### Task requirements
Transcribe each line of the material as it is, and drop any picture.

### Excerpted data

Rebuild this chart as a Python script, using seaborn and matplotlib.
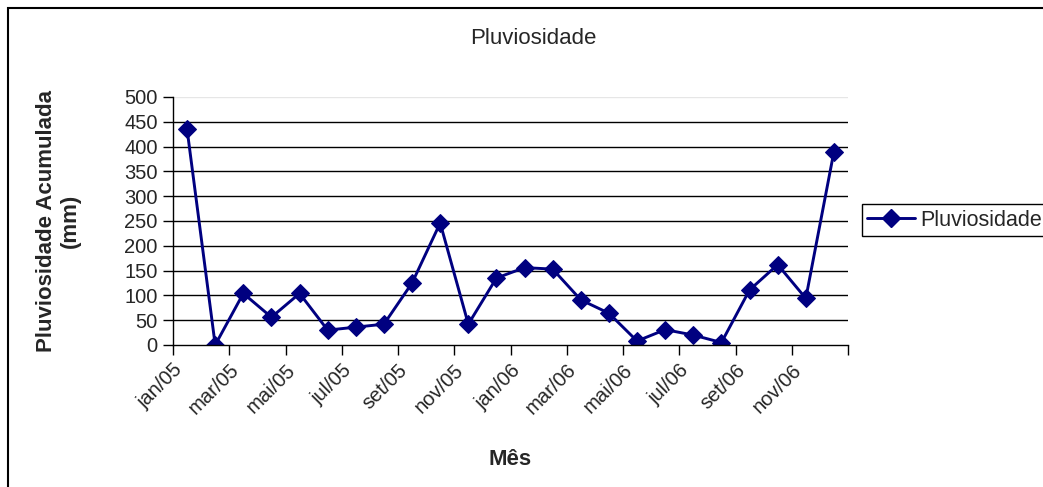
import numpy as np
import pandas as pd
import matplotlib
matplotlib.use("Agg")
import matplotlib.pyplot as plt
import matplotlib.patches as mpatches
import matplotlib.transforms as mtransforms
import seaborn as sns

# monthly accumulated rainfall, jan/05 .. dez/06
months = ["jan/05", "fev/05", "mar/05", "abr/05", "mai/05", "jun/05",
          "jul/05", "ago/05", "set/05", "out/05", "nov/05", "dez/05",
          "jan/06", "fev/06", "mar/06", "abr/06", "mai/06", "jun/06",
          "jul/06", "ago/06", "set/06", "out/06", "nov/06", "dez/06"]
rain_mm = [435, 0, 104, 56, 104, 30, 36, 42, 125, 246, 42, 135,
           156, 153, 91, 64, 8, 31, 20, 5, 111, 162, 94, 390]
tick_labels = months[::2]
y_ticks = list(range(0, 501, 50))

df = pd.DataFrame({"idx": np.arange(len(months)), "Pluviosidade": rain_mm})

sns.set_style("white")
plt.rcParams["font.family"] = ["Liberation Sans", "DejaVu Sans"]

fig = plt.figure(figsize=(10.43, 4.87), dpi=100)
ax = fig.add_axes([173 / 1043, 1 - 345 / 487, 675 / 1043, 248 / 487])

navy = "#000080"
sns.lineplot(data=df, x="idx", y="Pluviosidade", ax=ax, color=navy,
             linewidth=2.1, marker="D", markersize=9.5, markeredgecolor=navy,
             legend=False)

ax.set_xlim(-0.5, len(months) - 0.5)
ax.set_ylim(0, 500)
ax.set_yticks(y_ticks)
ax.set_yticklabels([str(v) for v in y_ticks], fontsize=14.5)
for v in y_ticks[1:-1]:
    ax.axhline(v, color="black", linewidth=1, zorder=0)
ax.axhline(500, color="#e6e6e6", linewidth=1, zorder=0)

xt = np.arange(-0.5, len(months), 2)
ax.set_xticks(xt)
ax.set_xticklabels(tick_labels + [""] * (len(xt) - len(tick_labels)),
                   rotation=45, ha="right", va="top", rotation_mode="anchor",
                   fontsize=14.5)
shift = mtransforms.ScaledTranslation(6 / 100, 0, fig.dpi_scale_trans)
for lab in ax.get_xticklabels():
    lab.set_transform(lab.get_transform() + shift)

ax.tick_params(axis="both", direction="out", length=7, width=1, color="black",
               bottom=True, left=True, pad=4)
for side in ["top", "right"]:
    ax.spines[side].set_visible(False)
for side in ["left", "bottom"]:
    ax.spines[side].set_color("black")
    ax.spines[side].set_linewidth(1)

ax.set_xlabel("Mês", fontsize=16, fontweight="bold", labelpad=22)
ax.set_ylabel("Pluviosidade Acumulada\n(mm)", fontsize=16, fontweight="bold",
              labelpad=31)
fig.text(533 / 1043, 1 - 38 / 487, "Pluviosidade",
         ha="center", va="center", fontsize=16)

handles = [plt.Line2D([], [], color=navy, linewidth=2.1, marker="D",
                      markersize=9.5)]
fig.legend(handles, ["Pluviosidade"], loc="center left",
           bbox_to_anchor=(862 / 1043, 1 - 220 / 487), fontsize=15.5,
           frameon=True, fancybox=False, edgecolor="black", framealpha=1,
           borderpad=0.25, handlelength=2.2, handletextpad=0.25,
           borderaxespad=0)

# outer chart frame
fig.patches.append(mpatches.Rectangle((8 / 1043, -0.1), 1.2, 1 - 8 / 487 + 0.1,
                                      transform=fig.transFigure, fill=False,
                                      edgecolor="black", linewidth=1.5))

fig.savefig("out.png", dpi=100)
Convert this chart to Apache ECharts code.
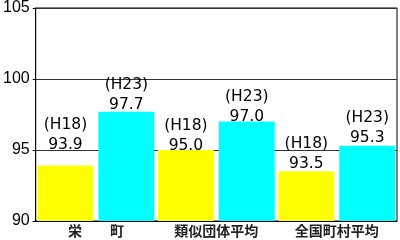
<!DOCTYPE html>
<html>
<head>
<meta charset="utf-8">
<script src="https://cdn.jsdelivr.net/npm/echarts@6/dist/echarts.min.js"></script>
<style>
  html, body { margin: 0; padding: 0; background: #fff; }
  #chart { width: 400px; height: 240px; }
</style>
</head>
<body>
<div id="chart"></div>
<script>
// Group labels along the bottom
const categories = ['栄　　町', '類似団体平均', '全国町村平均'];
// Ratio values for each fiscal year
const valuesH18 = [93.9, 95.0, 93.5];
const valuesH23 = [97.7, 97.0, 95.3];
const seriesNames = ['H18', 'H23'];
// Value axis range
const yMin = 90;
const yMax = 105;
const yStep = 5;

// Vertical nudges (px) for the value labels so they clear the grid lines
const labelNudgeH18 = [-10.5, 5.5, 2.5];
const labelNudgeH23 = [3.5, 5.5, 2.5];

const chart = echarts.init(document.getElementById('chart'), null, { renderer: 'canvas' });

function barData(values, nudges) {
  return values.map((v, i) => ({ value: v, label: { offset: [0, nudges[i]] } }));
}

function barLabel(year) {
  return {
    show: true,
    position: 'top',
    distance: 0,
    color: '#000',
    fontFamily: 'DejaVu Sans, sans-serif',
    fontSize: 15.5,
    lineHeight: 20,
    formatter: p => '(' + year + ')\n' + Number(p.value).toFixed(1)
  };
}

chart.setOption({
  animation: false,
  backgroundColor: '#fff',
  grid: {
    left: 34, right: 3, top: 8, bottom: 19,
    show: true, borderColor: '#000', borderWidth: 1
  },
  xAxis: {
    type: 'category',
    data: categories,
    axisLine: { lineStyle: { color: '#000', width: 1 } },
    axisTick: { show: false },
    axisLabel: {
      color: '#222',
      fontFamily: 'Noto Sans CJK JP',
      fontWeight: 'bold',
      fontSize: 14,
      margin: 3
    }
  },
  yAxis: {
    type: 'value',
    min: yMin, max: yMax, interval: yStep,
    axisLine: { show: true, lineStyle: { color: '#000', width: 1 } },
    axisTick: { show: true, length: 3, lineStyle: { color: '#000' } },
    axisLabel: {
      color: '#000',
      fontFamily: 'Liberation Sans, Arial, sans-serif',
      fontSize: 16,
      margin: 6
    },
    splitLine: { show: true, lineStyle: { color: '#333', width: 1 } }
  },
  series: [
    {
      name: seriesNames[0], type: 'bar', data: barData(valuesH18, labelNudgeH18),
      itemStyle: { color: '#ffff00' },
      barGap: '9%', barCategoryGap: '3%',
      label: barLabel(seriesNames[0])
    },
    {
      name: seriesNames[1], type: 'bar', data: barData(valuesH23, labelNudgeH23),
      itemStyle: { color: '#00ffff' },
      barGap: '9%', barCategoryGap: '3%',
      label: barLabel(seriesNames[1])
    }
  ]
});
</script>
</body>
</html>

### Exercise output
Rebuild this chart as a Python script, using seaborn and matplotlib.
import numpy as np
import pandas as pd
import matplotlib
matplotlib.use("Agg")
import matplotlib.pyplot as plt
import matplotlib.patches as mpatches
import matplotlib.transforms as mtransforms
import seaborn as sns

# monthly accumulated rainfall, jan/05 .. dez/06
months = ["jan/05", "fev/05", "mar/05", "abr/05", "mai/05", "jun/05",
          "jul/05", "ago/05", "set/05", "out/05", "nov/05", "dez/05",
          "jan/06", "fev/06", "mar/06", "abr/06", "mai/06", "jun/06",
          "jul/06", "ago/06", "set/06", "out/06", "nov/06", "dez/06"]
rain_mm = [435, 0, 104, 56, 104, 30, 36, 42, 125, 246, 42, 135,
           156, 153, 91, 64, 8, 31, 20, 5, 111, 162, 94, 390]
tick_labels = months[::2]
y_ticks = list(range(0, 501, 50))

df = pd.DataFrame({"idx": np.arange(len(months)), "Pluviosidade": rain_mm})

sns.set_style("white")
plt.rcParams["font.family"] = ["Liberation Sans", "DejaVu Sans"]

fig = plt.figure(figsize=(10.43, 4.87), dpi=100)
ax = fig.add_axes([173 / 1043, 1 - 345 / 487, 675 / 1043, 248 / 487])

navy = "#000080"
sns.lineplot(data=df, x="idx", y="Pluviosidade", ax=ax, color=navy,
             linewidth=2.1, marker="D", markersize=9.5, markeredgecolor=navy,
             legend=False)

ax.set_xlim(-0.5, len(months) - 0.5)
ax.set_ylim(0, 500)
ax.set_yticks(y_ticks)
ax.set_yticklabels([str(v) for v in y_ticks], fontsize=14.5)
for v in y_ticks[1:-1]:
    ax.axhline(v, color="black", linewidth=1, zorder=0)
ax.axhline(500, color="#e6e6e6", linewidth=1, zorder=0)

xt = np.arange(-0.5, len(months), 2)
ax.set_xticks(xt)
ax.set_xticklabels(tick_labels + [""] * (len(xt) - len(tick_labels)),
                   rotation=45, ha="right", va="top", rotation_mode="anchor",
                   fontsize=14.5)
shift = mtransforms.ScaledTranslation(6 / 100, 0, fig.dpi_scale_trans)
for lab in ax.get_xticklabels():
    lab.set_transform(lab.get_transform() + shift)

ax.tick_params(axis="both", direction="out", length=7, width=1, color="black",
               bottom=True, left=True, pad=4)
for side in ["top", "right"]:
    ax.spines[side].set_visible(False)
for side in ["left", "bottom"]:
    ax.spines[side].set_color("black")
    ax.spines[side].set_linewidth(1)

ax.set_xlabel("Mês", fontsize=16, fontweight="bold", labelpad=22)
ax.set_ylabel("Pluviosidade Acumulada\n(mm)", fontsize=16, fontweight="bold",
              labelpad=31)
fig.text(533 / 1043, 1 - 38 / 487, "Pluviosidade",
         ha="center", va="center", fontsize=16)

handles = [plt.Line2D([], [], color=navy, linewidth=2.1, marker="D",
                      markersize=9.5)]
fig.legend(handles, ["Pluviosidade"], loc="center left",
           bbox_to_anchor=(862 / 1043, 1 - 220 / 487), fontsize=15.5,
           frameon=True, fancybox=False, edgecolor="black", framealpha=1,
           borderpad=0.25, handlelength=2.2, handletextpad=0.25,
           borderaxespad=0)

# outer chart frame
fig.patches.append(mpatches.Rectangle((8 / 1043, -0.1), 1.2, 1 - 8 / 487 + 0.1,
                                      transform=fig.transFigure, fill=False,
                                      edgecolor="black", linewidth=1.5))

fig.savefig("out.png", dpi=100)
Convert this chart to Apache ECharts code.
<!DOCTYPE html>
<html>
<head>
<meta charset="utf-8">
<script src="https://cdn.jsdelivr.net/npm/echarts@6/dist/echarts.min.js"></script>
<style>
  html, body { margin: 0; padding: 0; background: #fff; }
  #chart { width: 400px; height: 240px; }
</style>
</head>
<body>
<div id="chart"></div>
<script>
// Group labels along the bottom
const categories = ['栄　　町', '類似団体平均', '全国町村平均'];
// Ratio values for each fiscal year
const valuesH18 = [93.9, 95.0, 93.5];
const valuesH23 = [97.7, 97.0, 95.3];
const seriesNames = ['H18', 'H23'];
// Value axis range
const yMin = 90;
const yMax = 105;
const yStep = 5;

// Vertical nudges (px) for the value labels so they clear the grid lines
const labelNudgeH18 = [-10.5, 5.5, 2.5];
const labelNudgeH23 = [3.5, 5.5, 2.5];

const chart = echarts.init(document.getElementById('chart'), null, { renderer: 'canvas' });

function barData(values, nudges) {
  return values.map((v, i) => ({ value: v, label: { offset: [0, nudges[i]] } }));
}

function barLabel(year) {
  return {
    show: true,
    position: 'top',
    distance: 0,
    color: '#000',
    fontFamily: 'DejaVu Sans, sans-serif',
    fontSize: 15.5,
    lineHeight: 20,
    formatter: p => '(' + year + ')\n' + Number(p.value).toFixed(1)
  };
}

chart.setOption({
  animation: false,
  backgroundColor: '#fff',
  grid: {
    left: 34, right: 3, top: 8, bottom: 19,
    show: true, borderColor: '#000', borderWidth: 1
  },
  xAxis: {
    type: 'category',
    data: categories,
    axisLine: { lineStyle: { color: '#000', width: 1 } },
    axisTick: { show: false },
    axisLabel: {
      color: '#222',
      fontFamily: 'Noto Sans CJK JP',
      fontWeight: 'bold',
      fontSize: 14,
      margin: 3
    }
  },
  yAxis: {
    type: 'value',
    min: yMin, max: yMax, interval: yStep,
    axisLine: { show: true, lineStyle: { color: '#000', width: 1 } },
    axisTick: { show: true, length: 3, lineStyle: { color: '#000' } },
    axisLabel: {
      color: '#000',
      fontFamily: 'Liberation Sans, Arial, sans-serif',
      fontSize: 16,
      margin: 6
    },
    splitLine: { show: true, lineStyle: { color: '#333', width: 1 } }
  },
  series: [
    {
      name: seriesNames[0], type: 'bar', data: barData(valuesH18, labelNudgeH18),
      itemStyle: { color: '#ffff00' },
      barGap: '9%', barCategoryGap: '3%',
      label: barLabel(seriesNames[0])
    },
    {
      name: seriesNames[1], type: 'bar', data: barData(valuesH23, labelNudgeH23),
      itemStyle: { color: '#00ffff' },
      barGap: '9%', barCategoryGap: '3%',
      label: barLabel(seriesNames[1])
    }
  ]
});
</script>
</body>
</html>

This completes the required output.